■ Exercise goal ■
Your copy of the material must match it exactly, except that pictures are dropped.
* BEGIN *
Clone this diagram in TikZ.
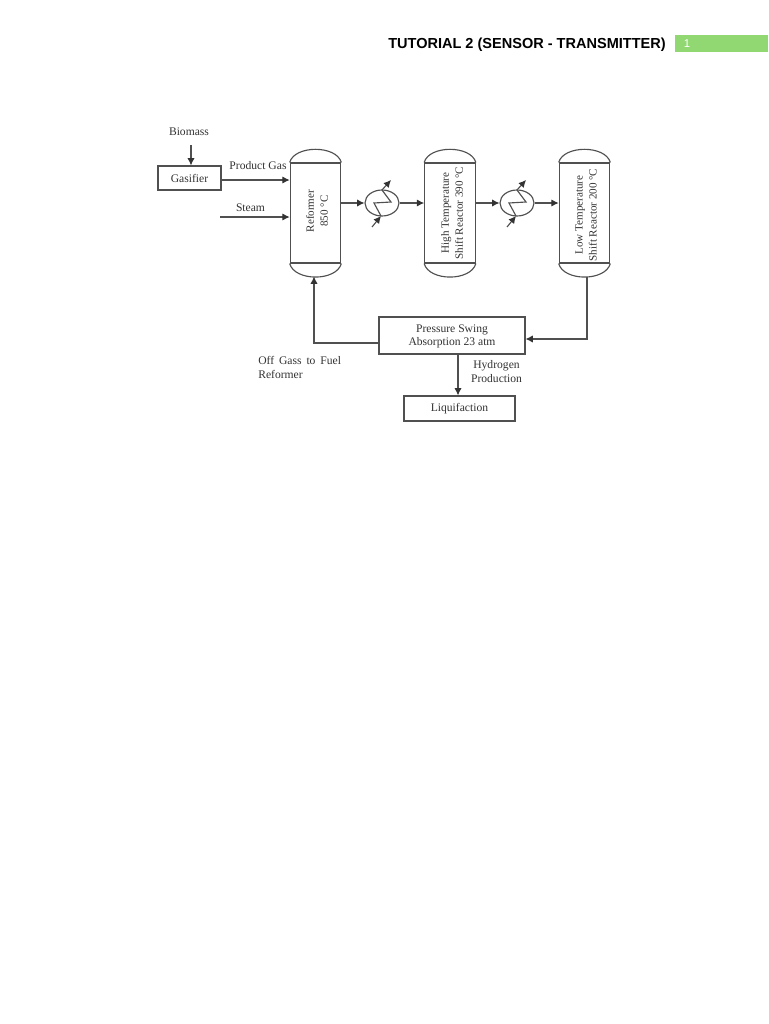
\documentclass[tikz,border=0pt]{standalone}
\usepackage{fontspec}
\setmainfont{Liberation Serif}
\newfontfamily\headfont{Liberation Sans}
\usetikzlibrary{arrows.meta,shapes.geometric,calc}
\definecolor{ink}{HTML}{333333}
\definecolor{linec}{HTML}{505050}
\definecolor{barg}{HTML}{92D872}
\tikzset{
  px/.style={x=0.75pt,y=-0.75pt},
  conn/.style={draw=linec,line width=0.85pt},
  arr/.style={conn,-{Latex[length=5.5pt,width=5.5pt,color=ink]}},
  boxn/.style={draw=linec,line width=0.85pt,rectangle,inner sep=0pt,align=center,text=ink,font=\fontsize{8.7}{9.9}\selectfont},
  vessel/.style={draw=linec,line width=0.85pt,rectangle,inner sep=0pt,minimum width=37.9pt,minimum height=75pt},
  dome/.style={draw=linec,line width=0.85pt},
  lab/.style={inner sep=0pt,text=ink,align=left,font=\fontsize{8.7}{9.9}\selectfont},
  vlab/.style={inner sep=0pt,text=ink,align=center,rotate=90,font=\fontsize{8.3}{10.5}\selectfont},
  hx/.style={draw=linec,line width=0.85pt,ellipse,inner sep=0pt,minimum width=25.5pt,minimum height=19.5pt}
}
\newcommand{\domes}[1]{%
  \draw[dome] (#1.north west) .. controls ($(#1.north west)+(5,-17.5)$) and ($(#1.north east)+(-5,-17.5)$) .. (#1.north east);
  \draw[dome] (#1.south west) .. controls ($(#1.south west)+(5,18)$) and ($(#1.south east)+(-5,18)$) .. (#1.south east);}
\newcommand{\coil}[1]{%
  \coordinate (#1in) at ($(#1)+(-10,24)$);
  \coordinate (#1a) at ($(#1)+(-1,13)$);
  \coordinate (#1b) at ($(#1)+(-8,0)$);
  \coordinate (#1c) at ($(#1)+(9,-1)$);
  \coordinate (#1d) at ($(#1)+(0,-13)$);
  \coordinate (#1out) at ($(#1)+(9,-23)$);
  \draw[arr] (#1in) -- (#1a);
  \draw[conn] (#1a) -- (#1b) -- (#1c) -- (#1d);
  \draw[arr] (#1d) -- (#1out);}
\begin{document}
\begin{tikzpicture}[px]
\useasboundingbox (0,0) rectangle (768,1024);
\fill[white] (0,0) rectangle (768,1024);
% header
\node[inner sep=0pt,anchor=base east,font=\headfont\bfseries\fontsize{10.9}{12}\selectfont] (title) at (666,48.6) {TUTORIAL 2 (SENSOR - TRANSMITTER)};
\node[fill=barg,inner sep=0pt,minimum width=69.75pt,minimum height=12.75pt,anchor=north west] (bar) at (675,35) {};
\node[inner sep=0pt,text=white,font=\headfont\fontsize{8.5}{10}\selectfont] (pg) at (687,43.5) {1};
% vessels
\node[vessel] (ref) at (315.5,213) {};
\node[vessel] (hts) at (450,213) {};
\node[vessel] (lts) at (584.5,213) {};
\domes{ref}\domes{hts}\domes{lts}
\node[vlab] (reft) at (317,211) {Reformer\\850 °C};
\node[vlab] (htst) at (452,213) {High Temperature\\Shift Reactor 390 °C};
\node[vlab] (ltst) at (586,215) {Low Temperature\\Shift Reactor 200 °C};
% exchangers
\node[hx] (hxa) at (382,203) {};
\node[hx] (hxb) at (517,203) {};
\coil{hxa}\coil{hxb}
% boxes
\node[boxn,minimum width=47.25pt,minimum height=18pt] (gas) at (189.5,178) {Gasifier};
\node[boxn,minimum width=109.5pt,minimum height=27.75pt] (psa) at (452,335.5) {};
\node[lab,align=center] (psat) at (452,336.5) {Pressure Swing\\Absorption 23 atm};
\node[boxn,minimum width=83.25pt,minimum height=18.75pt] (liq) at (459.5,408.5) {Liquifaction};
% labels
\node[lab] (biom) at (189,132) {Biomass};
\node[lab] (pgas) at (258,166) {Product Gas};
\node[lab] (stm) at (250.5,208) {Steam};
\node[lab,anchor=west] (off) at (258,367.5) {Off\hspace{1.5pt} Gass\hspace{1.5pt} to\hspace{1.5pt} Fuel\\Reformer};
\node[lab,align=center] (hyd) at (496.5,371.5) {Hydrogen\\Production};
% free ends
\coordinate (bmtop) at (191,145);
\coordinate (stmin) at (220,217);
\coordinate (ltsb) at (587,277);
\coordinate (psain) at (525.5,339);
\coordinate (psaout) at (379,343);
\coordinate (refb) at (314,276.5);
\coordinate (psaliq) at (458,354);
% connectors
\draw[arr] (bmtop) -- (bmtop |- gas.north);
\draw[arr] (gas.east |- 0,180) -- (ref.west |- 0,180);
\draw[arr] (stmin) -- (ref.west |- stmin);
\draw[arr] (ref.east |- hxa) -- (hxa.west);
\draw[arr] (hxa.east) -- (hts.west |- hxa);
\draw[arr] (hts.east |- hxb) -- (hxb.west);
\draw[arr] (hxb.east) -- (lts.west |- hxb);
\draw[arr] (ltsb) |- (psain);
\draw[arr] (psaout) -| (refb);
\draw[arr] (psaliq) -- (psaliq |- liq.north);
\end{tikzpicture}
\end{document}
* END *
■ Written response ■
Clone this diagram in TikZ.
\documentclass[tikz,border=0pt]{standalone}
\usepackage{fontspec}
\setmainfont{Liberation Serif}
\newfontfamily\headfont{Liberation Sans}
\usetikzlibrary{arrows.meta,shapes.geometric,calc}
\definecolor{ink}{HTML}{333333}
\definecolor{linec}{HTML}{505050}
\definecolor{barg}{HTML}{92D872}
\tikzset{
  px/.style={x=0.75pt,y=-0.75pt},
  conn/.style={draw=linec,line width=0.85pt},
  arr/.style={conn,-{Latex[length=5.5pt,width=5.5pt,color=ink]}},
  boxn/.style={draw=linec,line width=0.85pt,rectangle,inner sep=0pt,align=center,text=ink,font=\fontsize{8.7}{9.9}\selectfont},
  vessel/.style={draw=linec,line width=0.85pt,rectangle,inner sep=0pt,minimum width=37.9pt,minimum height=75pt},
  dome/.style={draw=linec,line width=0.85pt},
  lab/.style={inner sep=0pt,text=ink,align=left,font=\fontsize{8.7}{9.9}\selectfont},
  vlab/.style={inner sep=0pt,text=ink,align=center,rotate=90,font=\fontsize{8.3}{10.5}\selectfont},
  hx/.style={draw=linec,line width=0.85pt,ellipse,inner sep=0pt,minimum width=25.5pt,minimum height=19.5pt}
}
\newcommand{\domes}[1]{%
  \draw[dome] (#1.north west) .. controls ($(#1.north west)+(5,-17.5)$) and ($(#1.north east)+(-5,-17.5)$) .. (#1.north east);
  \draw[dome] (#1.south west) .. controls ($(#1.south west)+(5,18)$) and ($(#1.south east)+(-5,18)$) .. (#1.south east);}
\newcommand{\coil}[1]{%
  \coordinate (#1in) at ($(#1)+(-10,24)$);
  \coordinate (#1a) at ($(#1)+(-1,13)$);
  \coordinate (#1b) at ($(#1)+(-8,0)$);
  \coordinate (#1c) at ($(#1)+(9,-1)$);
  \coordinate (#1d) at ($(#1)+(0,-13)$);
  \coordinate (#1out) at ($(#1)+(9,-23)$);
  \draw[arr] (#1in) -- (#1a);
  \draw[conn] (#1a) -- (#1b) -- (#1c) -- (#1d);
  \draw[arr] (#1d) -- (#1out);}
\begin{document}
\begin{tikzpicture}[px]
\useasboundingbox (0,0) rectangle (768,1024);
\fill[white] (0,0) rectangle (768,1024);
% header
\node[inner sep=0pt,anchor=base east,font=\headfont\bfseries\fontsize{10.9}{12}\selectfont] (title) at (666,48.6) {TUTORIAL 2 (SENSOR - TRANSMITTER)};
\node[fill=barg,inner sep=0pt,minimum width=69.75pt,minimum height=12.75pt,anchor=north west] (bar) at (675,35) {};
\node[inner sep=0pt,text=white,font=\headfont\fontsize{8.5}{10}\selectfont] (pg) at (687,43.5) {1};
% vessels
\node[vessel] (ref) at (315.5,213) {};
\node[vessel] (hts) at (450,213) {};
\node[vessel] (lts) at (584.5,213) {};
\domes{ref}\domes{hts}\domes{lts}
\node[vlab] (reft) at (317,211) {Reformer\\850 °C};
\node[vlab] (htst) at (452,213) {High Temperature\\Shift Reactor 390 °C};
\node[vlab] (ltst) at (586,215) {Low Temperature\\Shift Reactor 200 °C};
% exchangers
\node[hx] (hxa) at (382,203) {};
\node[hx] (hxb) at (517,203) {};
\coil{hxa}\coil{hxb}
% boxes
\node[boxn,minimum width=47.25pt,minimum height=18pt] (gas) at (189.5,178) {Gasifier};
\node[boxn,minimum width=109.5pt,minimum height=27.75pt] (psa) at (452,335.5) {};
\node[lab,align=center] (psat) at (452,336.5) {Pressure Swing\\Absorption 23 atm};
\node[boxn,minimum width=83.25pt,minimum height=18.75pt] (liq) at (459.5,408.5) {Liquifaction};
% labels
\node[lab] (biom) at (189,132) {Biomass};
\node[lab] (pgas) at (258,166) {Product Gas};
\node[lab] (stm) at (250.5,208) {Steam};
\node[lab,anchor=west] (off) at (258,367.5) {Off\hspace{1.5pt} Gass\hspace{1.5pt} to\hspace{1.5pt} Fuel\\Reformer};
\node[lab,align=center] (hyd) at (496.5,371.5) {Hydrogen\\Production};
% free ends
\coordinate (bmtop) at (191,145);
\coordinate (stmin) at (220,217);
\coordinate (ltsb) at (587,277);
\coordinate (psain) at (525.5,339);
\coordinate (psaout) at (379,343);
\coordinate (refb) at (314,276.5);
\coordinate (psaliq) at (458,354);
% connectors
\draw[arr] (bmtop) -- (bmtop |- gas.north);
\draw[arr] (gas.east |- 0,180) -- (ref.west |- 0,180);
\draw[arr] (stmin) -- (ref.west |- stmin);
\draw[arr] (ref.east |- hxa) -- (hxa.west);
\draw[arr] (hxa.east) -- (hts.west |- hxa);
\draw[arr] (hts.east |- hxb) -- (hxb.west);
\draw[arr] (hxb.east) -- (lts.west |- hxb);
\draw[arr] (ltsb) |- (psain);
\draw[arr] (psaout) -| (refb);
\draw[arr] (psaliq) -- (psaliq |- liq.north);
\end{tikzpicture}
\end{document}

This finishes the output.